Even the defence put up by senior Labour staffers – the ever-shrinking group of Starmer loyalists – feel weak. One party official, who stressed they were in no way defending Mandelson’s appointment, noted that there had been little criticism of his appointment at the time (though some of us did warn it would backfire) – and those warnings that were given didn’t centre on Mandelson’s Epstein connections.
It is true that in 2024, there was little reason to expect the long-running Epstein scandal would be reignited on the scale that it has, not least because Epstein had been dead for five years. Unfortunately for the government, that makes for a terrible defence: “we didn’t think anyone would notice his ongoing association with the world’s most notorious paedophile” doesn’t win back voters.
Moreover, it is hardly a winning tactic to say you are shocked that Mandelson abused a government position to win favour with wealthy friends, given he was fired from government twice for it already.

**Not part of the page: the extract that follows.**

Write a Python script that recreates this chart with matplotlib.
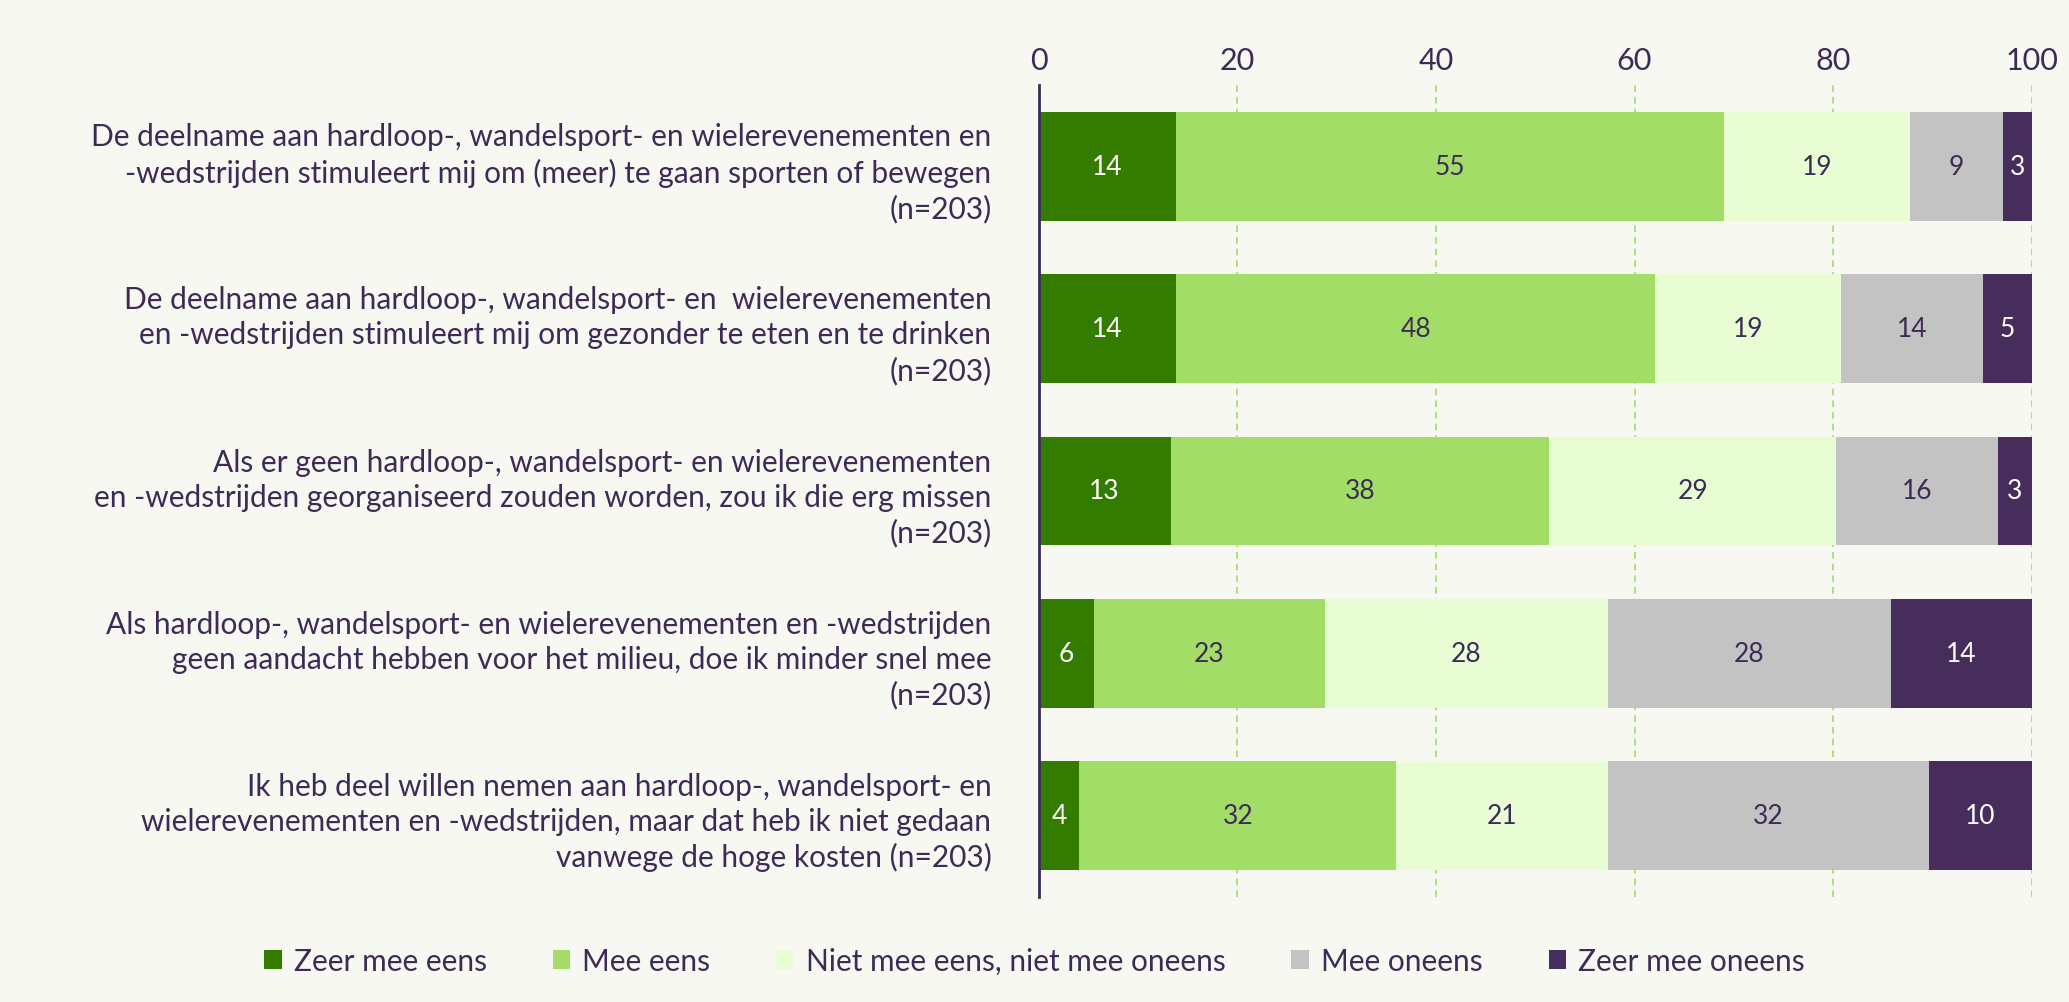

Number 10 is set to be embroiled in a lengthy who-knew-what-when inquiry in which every possible answer is bad, and every Labour MP knows it.
The truth is Keir Starmer was already a politically-dead man walking. Many Labour MPs already wanted him gone by the end of the year. Almost none want him to fight the next election.
The Mandelson scandal hasn’t changed MPs’ minds on Starmer so much as galvanised their views – where previously they were willing to wait, now they expect immediate action.
Unless a Cabinet big beast sounds the starting bell by resigning, that is unlikely to take the form of an immediate challenge against Starmer himself. Instead, MPs want to see Morgan McSweeney out of Number 10 immediately. They know, as Starmer does, that McSweeney is the PM’s last layer of defence.
Once he’s gone, the prime minister is next. Everyone knows that. They want him gone anyway. Until something changes, Keir Starmer is the Labour leader in name only: his chances of ordering his MPs to do anything they don’t wish to are currently less than zero. Starmer’s worst week feels far from over.